■ WHAT IS ASKED
Beginning with the opening line of the entries, return every line through the one containing "from matplotlib.ticker import MultipleLocator", both included, and nothing else. Omit pictures.

■ MATERIAL SHOWN

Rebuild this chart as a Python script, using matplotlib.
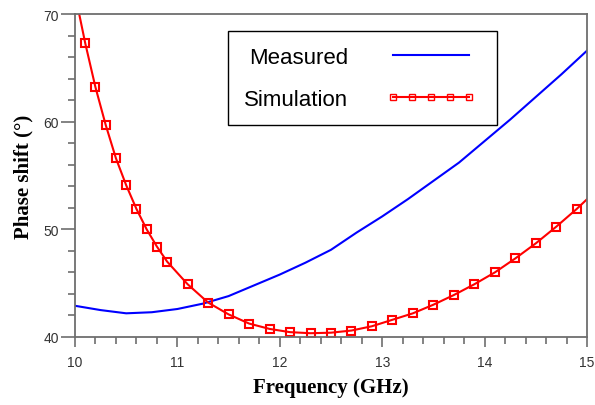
import numpy as np
import matplotlib.pyplot as plt
from matplotlib.ticker import MultipleLocator

# measured phase shift
meas_freq = [10.0, 10.25, 10.5, 10.75, 11.0, 11.25, 11.5, 11.75, 12.0, 12.25, 12.5,
             12.75, 13.0, 13.25, 13.5, 13.75, 14.0, 14.25, 14.5, 14.75, 15.0]
meas_phase = [42.9, 42.5, 42.2, 42.3, 42.6, 43.1, 43.8, 44.8, 45.8, 46.9, 48.1,
              49.7, 51.2, 52.8, 54.5, 56.2, 58.2, 60.2, 62.3, 64.4, 66.6]

# simulated phase shift, end points have no marker
sim_freq = [10.0, 10.1, 10.2, 10.3, 10.4, 10.5, 10.6, 10.7, 10.8, 10.9,
            11.1, 11.3, 11.5, 11.7, 11.9, 12.1, 12.3, 12.5, 12.7, 12.9,
            13.1, 13.3, 13.5, 13.7, 13.9, 14.1, 14.3, 14.5, 14.7, 14.9, 15.0]
sim_phase = [71.9, 67.3, 63.2, 59.7, 56.6, 54.1, 51.9, 50.0, 48.4, 47.0,
             44.9, 43.2, 42.1, 41.25, 40.75, 40.45, 40.35, 40.4, 40.6, 41.0,
             41.6, 42.2, 43.0, 43.9, 44.9, 46.0, 47.3, 48.7, 50.25, 51.9, 52.8]

fig = plt.figure(figsize=(5.95, 4.06), dpi=100)
ax = fig.add_axes([0.126, 0.1675, 0.8606, 0.7955])

ax.plot(meas_freq, meas_phase, color='#0000ff', lw=1.5, label='Measured')
ax.plot(sim_freq, sim_phase, color='#ff0000', lw=1.5, marker='s', ms=6,
        mfc='none', mec='#ff0000', mew=1.5, markevery=slice(1, -1),
        label='Simulation')

ax.set_xlim(10, 15)
ax.set_ylim(40, 70)
ax.xaxis.set_major_locator(MultipleLocator(1))
ax.xaxis.set_minor_locator(MultipleLocator(0.2))
ax.yaxis.set_major_locator(MultipleLocator(10))
ax.yaxis.set_minor_locator(MultipleLocator(2))

gray = '#6e6e6e'
for s in ax.spines.values():
    s.set_color(gray)
    s.set_linewidth(1.3)
ax.tick_params(axis='both', which='both', direction='out', color=gray, width=1.2,
               labelsize=10, labelcolor='#333333')
ax.tick_params(axis='x', which='major', length=7, pad=6)
ax.tick_params(axis='y', which='major', length=10, pad=1.5)
ax.tick_params(axis='both', which='minor', length=5)
for lbl in ax.get_xticklabels() + ax.get_yticklabels():
    lbl.set_family('Liberation Sans')

lab_font = dict(family='Liberation Serif', weight='bold', size=15)
ax.set_xlabel('Frequency (GHz)', labelpad=6, **lab_font)
ax.set_ylabel('Phase shift (\u00b0)', labelpad=7, **lab_font)

leg = ax.legend(loc='upper left', bbox_to_anchor=(0.299, 0.669, 0.525, 0.278),
                mode='expand', markerfirst=False, numpoints=5, handlelength=4.0,
                handletextpad=1.75, labelspacing=0.95, borderpad=0.7,
                borderaxespad=0, fancybox=False, framealpha=1, edgecolor='black',
                prop={'family': 'Liberation Sans', 'size': 16})
leg.get_frame().set_linewidth(1.0)
for h in leg.legend_handles:
    h.set_markersize(4.5)
    h.set_markeredgewidth(1.0)

fig.savefig('out.png', dpi=100)
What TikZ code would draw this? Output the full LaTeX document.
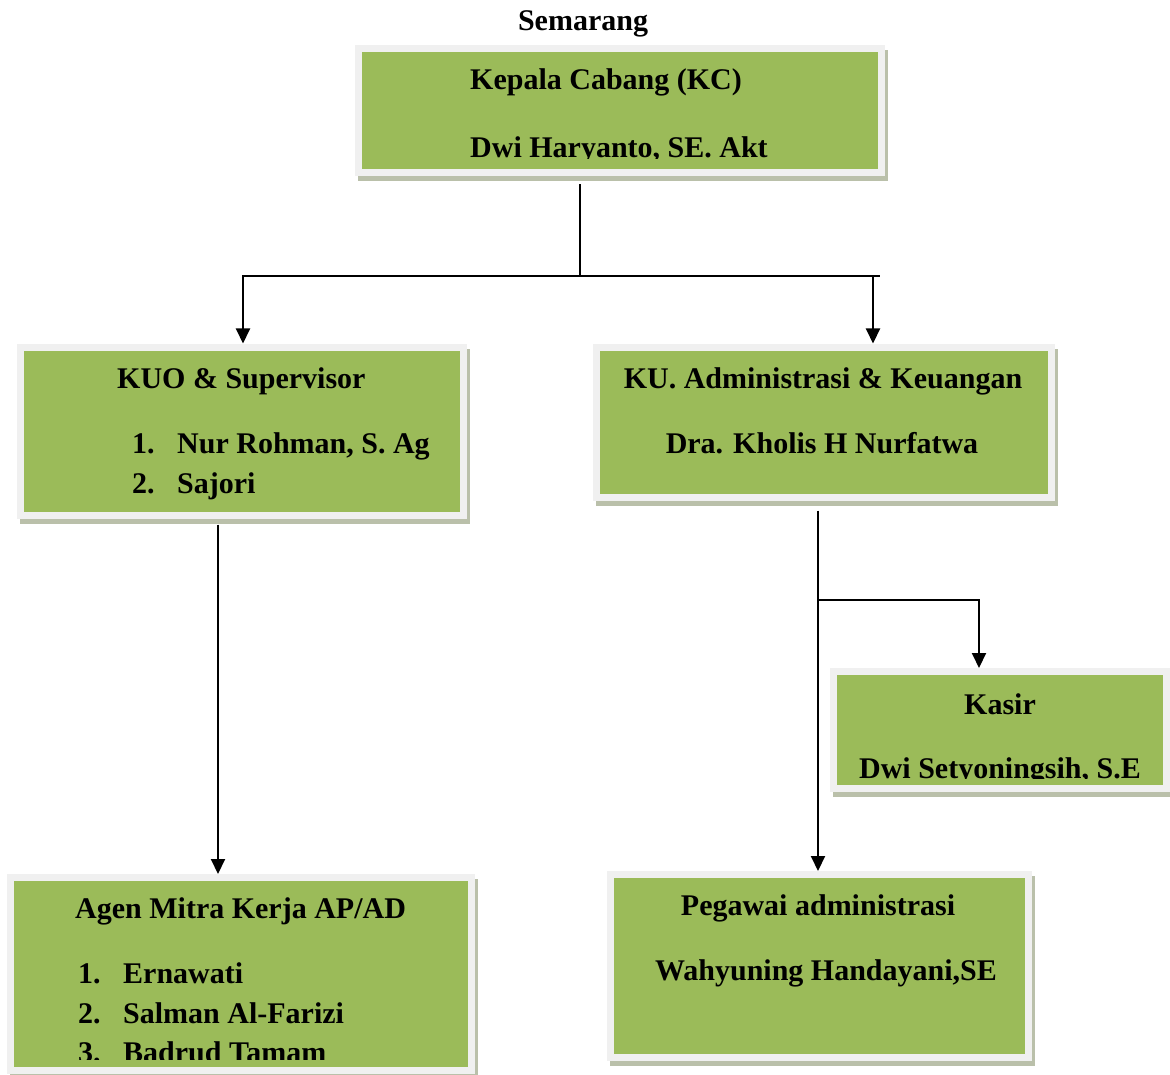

■ COMPLETE OUTPUT
Rebuild this chart as a Python script, using matplotlib.
import numpy as np
import matplotlib.pyplot as plt
from matplotlib.ticker import MultipleLocator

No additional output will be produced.